▸ **DATA LINES**
· · · · ·
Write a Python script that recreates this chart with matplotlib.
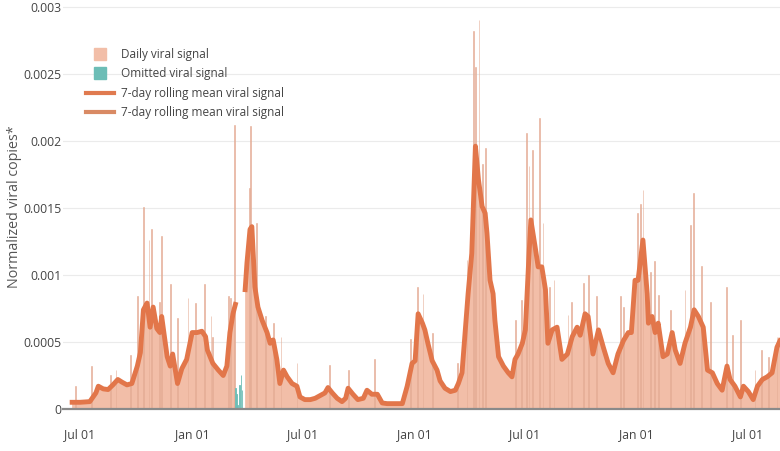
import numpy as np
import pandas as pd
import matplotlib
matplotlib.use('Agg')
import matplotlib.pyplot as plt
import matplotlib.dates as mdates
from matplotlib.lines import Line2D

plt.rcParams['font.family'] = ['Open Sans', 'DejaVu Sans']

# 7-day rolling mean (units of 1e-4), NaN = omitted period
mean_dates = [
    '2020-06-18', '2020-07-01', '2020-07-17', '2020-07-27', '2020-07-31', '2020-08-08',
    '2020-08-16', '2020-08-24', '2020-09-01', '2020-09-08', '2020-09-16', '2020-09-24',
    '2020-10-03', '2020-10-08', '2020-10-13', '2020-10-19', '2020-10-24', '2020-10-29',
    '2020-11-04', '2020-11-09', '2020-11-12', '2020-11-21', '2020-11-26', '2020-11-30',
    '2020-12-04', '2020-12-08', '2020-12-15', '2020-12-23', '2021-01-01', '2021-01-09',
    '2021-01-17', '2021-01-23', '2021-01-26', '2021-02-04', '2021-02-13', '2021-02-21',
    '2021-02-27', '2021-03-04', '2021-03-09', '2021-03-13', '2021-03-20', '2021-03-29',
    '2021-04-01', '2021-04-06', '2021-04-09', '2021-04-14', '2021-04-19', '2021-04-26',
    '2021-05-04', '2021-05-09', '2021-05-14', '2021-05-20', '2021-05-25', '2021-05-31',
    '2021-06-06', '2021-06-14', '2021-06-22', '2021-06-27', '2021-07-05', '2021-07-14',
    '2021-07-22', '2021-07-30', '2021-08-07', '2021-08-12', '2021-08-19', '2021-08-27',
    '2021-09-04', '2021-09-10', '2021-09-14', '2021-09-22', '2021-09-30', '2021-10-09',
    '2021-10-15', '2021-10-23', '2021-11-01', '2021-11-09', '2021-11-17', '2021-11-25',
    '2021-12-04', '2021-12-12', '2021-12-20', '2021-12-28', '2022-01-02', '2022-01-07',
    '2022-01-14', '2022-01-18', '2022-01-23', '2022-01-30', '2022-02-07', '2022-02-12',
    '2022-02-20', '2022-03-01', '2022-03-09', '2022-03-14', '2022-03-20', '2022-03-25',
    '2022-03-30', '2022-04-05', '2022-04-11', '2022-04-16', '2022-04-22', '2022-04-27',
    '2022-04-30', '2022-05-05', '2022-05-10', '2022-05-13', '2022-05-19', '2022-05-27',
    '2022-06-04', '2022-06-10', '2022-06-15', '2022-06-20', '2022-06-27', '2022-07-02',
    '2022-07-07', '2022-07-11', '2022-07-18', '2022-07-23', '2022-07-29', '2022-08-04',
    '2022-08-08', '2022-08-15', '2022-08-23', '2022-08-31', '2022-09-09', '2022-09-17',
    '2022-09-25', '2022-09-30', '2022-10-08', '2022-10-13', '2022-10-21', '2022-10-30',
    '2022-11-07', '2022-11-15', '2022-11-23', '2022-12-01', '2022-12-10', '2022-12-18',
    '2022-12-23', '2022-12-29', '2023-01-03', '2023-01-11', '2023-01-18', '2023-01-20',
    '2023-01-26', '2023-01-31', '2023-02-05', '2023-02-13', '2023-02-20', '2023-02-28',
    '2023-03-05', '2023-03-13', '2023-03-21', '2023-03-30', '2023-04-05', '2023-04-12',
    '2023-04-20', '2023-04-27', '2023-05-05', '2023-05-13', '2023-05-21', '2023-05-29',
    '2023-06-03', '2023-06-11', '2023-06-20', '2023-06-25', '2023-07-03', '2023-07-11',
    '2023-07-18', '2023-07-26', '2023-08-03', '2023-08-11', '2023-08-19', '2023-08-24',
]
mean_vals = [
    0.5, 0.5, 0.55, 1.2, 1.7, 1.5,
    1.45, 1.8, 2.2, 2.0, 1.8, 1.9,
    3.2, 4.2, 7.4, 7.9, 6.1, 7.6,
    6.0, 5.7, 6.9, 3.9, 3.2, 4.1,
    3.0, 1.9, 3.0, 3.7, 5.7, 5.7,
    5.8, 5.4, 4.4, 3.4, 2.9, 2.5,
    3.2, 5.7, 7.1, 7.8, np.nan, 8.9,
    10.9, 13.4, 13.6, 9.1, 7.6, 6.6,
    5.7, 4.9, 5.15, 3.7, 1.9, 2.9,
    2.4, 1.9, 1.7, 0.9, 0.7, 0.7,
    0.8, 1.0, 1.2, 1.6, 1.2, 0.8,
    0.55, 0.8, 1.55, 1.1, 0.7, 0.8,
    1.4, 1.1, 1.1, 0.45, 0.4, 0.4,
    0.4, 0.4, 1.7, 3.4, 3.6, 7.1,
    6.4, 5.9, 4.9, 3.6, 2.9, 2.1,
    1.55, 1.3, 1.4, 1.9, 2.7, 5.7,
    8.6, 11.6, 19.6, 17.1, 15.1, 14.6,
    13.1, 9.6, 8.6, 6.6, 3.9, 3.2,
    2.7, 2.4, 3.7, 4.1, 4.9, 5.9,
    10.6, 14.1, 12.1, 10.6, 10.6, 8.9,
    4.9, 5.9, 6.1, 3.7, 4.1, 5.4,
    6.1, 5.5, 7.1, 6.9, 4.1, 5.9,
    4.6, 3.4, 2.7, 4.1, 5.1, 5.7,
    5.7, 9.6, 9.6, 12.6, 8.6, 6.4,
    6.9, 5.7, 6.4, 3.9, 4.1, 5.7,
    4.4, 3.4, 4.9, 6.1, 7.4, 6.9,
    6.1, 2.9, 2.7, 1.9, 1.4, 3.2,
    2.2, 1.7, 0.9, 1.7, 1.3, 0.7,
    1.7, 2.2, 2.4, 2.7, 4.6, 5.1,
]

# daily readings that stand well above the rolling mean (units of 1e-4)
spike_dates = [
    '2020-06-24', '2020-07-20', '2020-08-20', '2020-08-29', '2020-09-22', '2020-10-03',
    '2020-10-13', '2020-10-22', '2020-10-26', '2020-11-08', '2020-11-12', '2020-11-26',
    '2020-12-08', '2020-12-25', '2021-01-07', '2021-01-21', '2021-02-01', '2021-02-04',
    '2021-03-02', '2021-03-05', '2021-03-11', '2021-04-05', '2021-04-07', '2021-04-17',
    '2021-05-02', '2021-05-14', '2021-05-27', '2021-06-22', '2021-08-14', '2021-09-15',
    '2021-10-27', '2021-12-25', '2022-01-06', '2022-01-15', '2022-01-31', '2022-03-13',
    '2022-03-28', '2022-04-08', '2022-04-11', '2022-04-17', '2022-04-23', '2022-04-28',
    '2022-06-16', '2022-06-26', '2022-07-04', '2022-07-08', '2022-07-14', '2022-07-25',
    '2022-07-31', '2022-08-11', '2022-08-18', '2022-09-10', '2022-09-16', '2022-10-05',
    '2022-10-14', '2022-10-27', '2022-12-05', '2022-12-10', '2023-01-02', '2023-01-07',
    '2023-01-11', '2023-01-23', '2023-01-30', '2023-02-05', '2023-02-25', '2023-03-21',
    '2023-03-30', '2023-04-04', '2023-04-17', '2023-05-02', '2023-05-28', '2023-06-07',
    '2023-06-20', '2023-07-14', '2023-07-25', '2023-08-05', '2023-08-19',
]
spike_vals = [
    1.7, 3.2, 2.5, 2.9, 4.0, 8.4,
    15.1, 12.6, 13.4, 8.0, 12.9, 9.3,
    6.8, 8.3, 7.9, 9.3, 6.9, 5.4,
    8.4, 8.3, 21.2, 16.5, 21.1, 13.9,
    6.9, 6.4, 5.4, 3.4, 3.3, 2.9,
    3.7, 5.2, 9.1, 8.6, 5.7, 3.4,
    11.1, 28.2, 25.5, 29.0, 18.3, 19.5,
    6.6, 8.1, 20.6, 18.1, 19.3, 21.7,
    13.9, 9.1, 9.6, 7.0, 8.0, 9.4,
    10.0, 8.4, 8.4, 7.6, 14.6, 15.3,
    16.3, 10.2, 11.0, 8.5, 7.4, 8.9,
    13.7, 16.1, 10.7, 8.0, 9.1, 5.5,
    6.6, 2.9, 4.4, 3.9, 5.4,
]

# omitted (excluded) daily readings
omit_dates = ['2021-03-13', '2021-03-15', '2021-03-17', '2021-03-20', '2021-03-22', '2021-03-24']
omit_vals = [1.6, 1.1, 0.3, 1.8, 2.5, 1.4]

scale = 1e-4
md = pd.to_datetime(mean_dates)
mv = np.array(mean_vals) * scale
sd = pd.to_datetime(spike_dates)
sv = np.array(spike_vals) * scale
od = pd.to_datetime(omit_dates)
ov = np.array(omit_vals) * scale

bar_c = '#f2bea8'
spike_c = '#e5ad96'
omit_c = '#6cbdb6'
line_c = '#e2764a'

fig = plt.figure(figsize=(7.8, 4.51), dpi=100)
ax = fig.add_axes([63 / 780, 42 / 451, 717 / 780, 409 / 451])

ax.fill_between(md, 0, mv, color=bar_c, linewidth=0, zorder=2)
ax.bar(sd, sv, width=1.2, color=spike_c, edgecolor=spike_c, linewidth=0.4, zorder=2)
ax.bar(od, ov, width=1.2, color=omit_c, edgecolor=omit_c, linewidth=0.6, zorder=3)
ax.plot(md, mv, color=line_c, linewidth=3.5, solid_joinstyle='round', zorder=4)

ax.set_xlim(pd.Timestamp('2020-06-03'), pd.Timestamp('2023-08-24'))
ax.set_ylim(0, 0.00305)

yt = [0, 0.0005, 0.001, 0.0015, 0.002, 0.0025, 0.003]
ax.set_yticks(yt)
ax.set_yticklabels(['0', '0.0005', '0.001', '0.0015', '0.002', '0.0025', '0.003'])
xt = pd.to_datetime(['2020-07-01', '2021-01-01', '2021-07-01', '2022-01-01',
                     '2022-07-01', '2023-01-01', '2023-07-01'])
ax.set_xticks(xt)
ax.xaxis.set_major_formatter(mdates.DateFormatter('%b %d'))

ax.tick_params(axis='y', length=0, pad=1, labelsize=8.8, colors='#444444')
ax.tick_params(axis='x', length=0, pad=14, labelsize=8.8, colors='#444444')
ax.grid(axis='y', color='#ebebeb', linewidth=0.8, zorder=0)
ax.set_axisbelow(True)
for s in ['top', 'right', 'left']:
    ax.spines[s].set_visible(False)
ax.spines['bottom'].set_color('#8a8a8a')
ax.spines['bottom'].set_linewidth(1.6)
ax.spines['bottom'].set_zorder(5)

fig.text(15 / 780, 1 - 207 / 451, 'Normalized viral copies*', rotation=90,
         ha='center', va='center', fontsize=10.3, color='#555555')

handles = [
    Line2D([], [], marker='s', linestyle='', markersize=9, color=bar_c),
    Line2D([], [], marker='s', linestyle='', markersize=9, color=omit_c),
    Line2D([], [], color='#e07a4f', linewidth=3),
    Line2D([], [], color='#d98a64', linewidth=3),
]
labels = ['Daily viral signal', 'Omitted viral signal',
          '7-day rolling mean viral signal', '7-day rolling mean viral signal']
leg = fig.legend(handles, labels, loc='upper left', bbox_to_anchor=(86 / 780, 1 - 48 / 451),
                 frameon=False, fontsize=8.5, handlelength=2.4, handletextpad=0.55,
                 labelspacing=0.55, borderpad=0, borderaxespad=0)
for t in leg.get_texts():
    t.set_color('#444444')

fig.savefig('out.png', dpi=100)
· · · · ·
▸ **EXERCISE DESCRIPTION**
Starting at the top of the listing above, please restate word for word each line up to and including the one that holds "from matplotlib.lines import Line2D", omitting every image.

▸ **RESULT OF THE TASK**
Write a Python script that recreates this chart with matplotlib.
import numpy as np
import pandas as pd
import matplotlib
matplotlib.use('Agg')
import matplotlib.pyplot as plt
import matplotlib.dates as mdates
from matplotlib.lines import Line2D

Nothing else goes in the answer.